Mme Évelyne Didier. En cas de dommage environnemental, cette dernière ne sera pas concernée, la filiale pourra être liquidée, et les moyens dégagés risqueront de ne pas être à la hauteur des réparations nécessaires. Nous déposerons donc un amendement visant à corriger cette imperfection.

À ces limites matérielles s’ajoutent des limites temporelles. En effet, l’article L. 161-5, conformément à l’article 17 de la directive, pose le principe de la prescription trentenaire. Les demandes de réparation resteront lettre morte lorsque plus de trente ans se seront écoulés depuis l’émission, l’événement, ou l’incident ayant causé le dommage.

Cette disposition présente l’inconvénient majeur de dédouaner l’exploitant peu scrupuleux qui aurait caché avec succès un tel événement. De plus, elle sera difficile à appliquer pour les pollutions multicausales. Nous avons déposé un amendement pour que le point de départ de cette prescription soit porté au jour où le titulaire d’un droit a ou aurait dû connaître les faits lui permettant de l’exercer.

Venons-en maintenant au chapitre II relatif au régime. La section 1 pose les principes du régime de responsabilité sans faute pour les activités les plus dangereuses et avec faute pour les autres, mais uniquement pour les dommages aux espèces et habitats naturels. Qu’en est-il des sols ? La liste des activités professionnelles dont la responsabilité peut être engagée au regard du risque est fixée par décret en Conseil d’État ; au moins faudrait-il que cette liste ne soit pas considérée comme exhaustive.

L’article L. 162-4 précise qu’une personne victime d’un dommage ne peut en demander réparation sur le fondement du présent titre et exclut, entre autres, les actions des associations de défense de l’environnement. Nous souhaitons que la loi indique expressément que cette exclusion ne vaut pas pour les autres régimes de responsabilité en vigueur.

Je voudrais évoquer ici, eu égard au rôle remarquable des associations de défense de l’environnement, la question des lanceurs d’alerte. Il nous semble utile de mettre en place un statut afin de protéger les scientifiques et les employés d’entreprise qui avertissent le public des dangers éventuels de certaines activités, produits, etc.

Au-delà des déclarations de principe contenues dans le projet « Grenelle I », nous aimerions connaître les intentions du Gouvernement sur cette question.

Par ailleurs, qu’il s’agisse de la section sur les mesures de prévention ou de réparation des dommages, ou de la sous-section relative à la mise en œuvre des mesures de prévention ou de réparation, les dispositions sont à la fois imprécises, insuffisantes et laissent, selon nous, trop de marges de manœuvre à l’exploitant.
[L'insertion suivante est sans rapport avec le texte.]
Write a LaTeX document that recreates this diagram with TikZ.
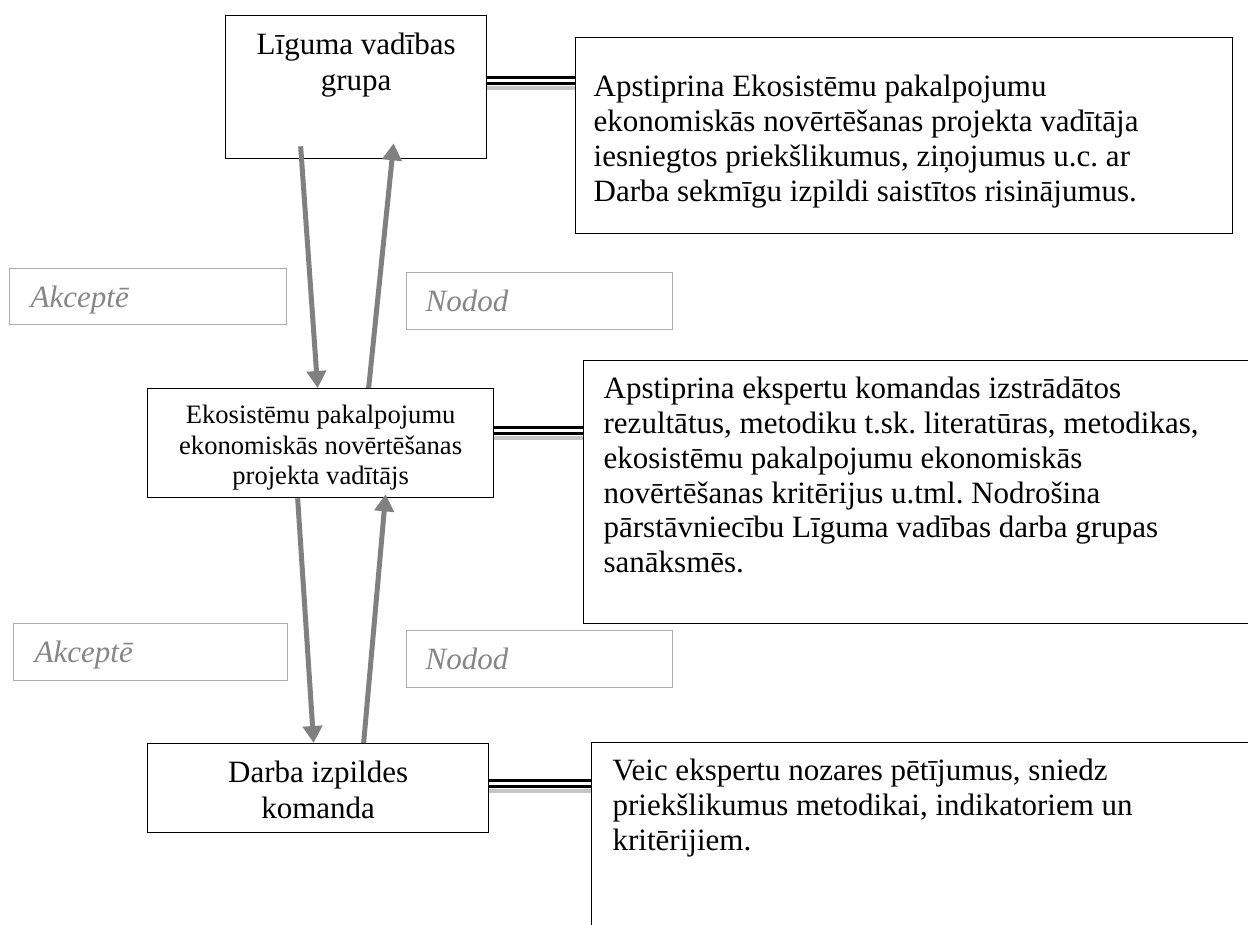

La prévention est limitée par l’existence d’une menace imminente. On est donc loin des mesures de prévention, qui devraient être encouragées dans n’importe quelle activité présentant un risque pour l’environnement.

Le projet de loi n’apporte pas de solutions à la question de l’évaluation des dommages ; il n’aborde pas la nécessité de garantir une expertise indépendante et impartiale. Au contraire, il ouvre la possibilité pour l’autorité administrative de demander à l’exploitant de procéder à sa propre évaluation. Ne risque-t-on pas, face au manque de moyens, de valider sans autre contrôle une telle évaluation ?

Cela me conduit à évoquer la section 3 relative aux pouvoirs de police administrative reconnus au préfet.

Les nouvelles missions du préfet, chargé de conseiller et de négocier avec les entreprises les mesures préventives ou réparatrices, supposent des compétences et des pouvoirs qui, jusque-là, ne lui étaient pas dévolus. Or le texte ne dit rien des moyens qui seront mis en œuvre afin de renforcer les corps de contrôle, dont le rôle sera primordial pour l’application des nouvelles mesures.

Enfin, les dispositions relatives au coût des mesures de prévention et de réparation nous semblent, et c’est un euphémisme, perfectibles.

Le patronat a ainsi obtenu satisfaction en matière d’exonération de l’exploitant pour « risque de développement ». Il est précisé que l’exploitant ne supporte pas les coûts de réparation lorsqu’il apporte la preuve qu’il n’a pas commis de faute et que le dommage résulte d’une activité qui n’était pas considérée comme susceptible de causer des dommages à l’environnement compte tenu de l’état des connaissances scientifiques au moment du fait générateur.

Nous souhaitons la suppression de cette disposition. Il est, en effet, difficile d’établir l’état des connaissances scientifiques à un moment donné, notamment lors d’un procès qui pourra se dérouler plusieurs années après les faits. Dans certains cas, on se sait plus très bien quelle était la législation en vigueur à l’époque et les textes sont parfois difficiles à retrouver.

Sous le bénéfice de toutes ces remarques qui, je le répète, sont loin d’être exhaustives, le groupe communiste républicain et citoyen réserve son vote à la prise en compte des amendements qui viseront à renforcer les dispositifs mis en place.

Cela étant dit, je tiens, d’ores et déjà, à réitérer notre fort attachement à la question de la responsabilité des sociétés mères.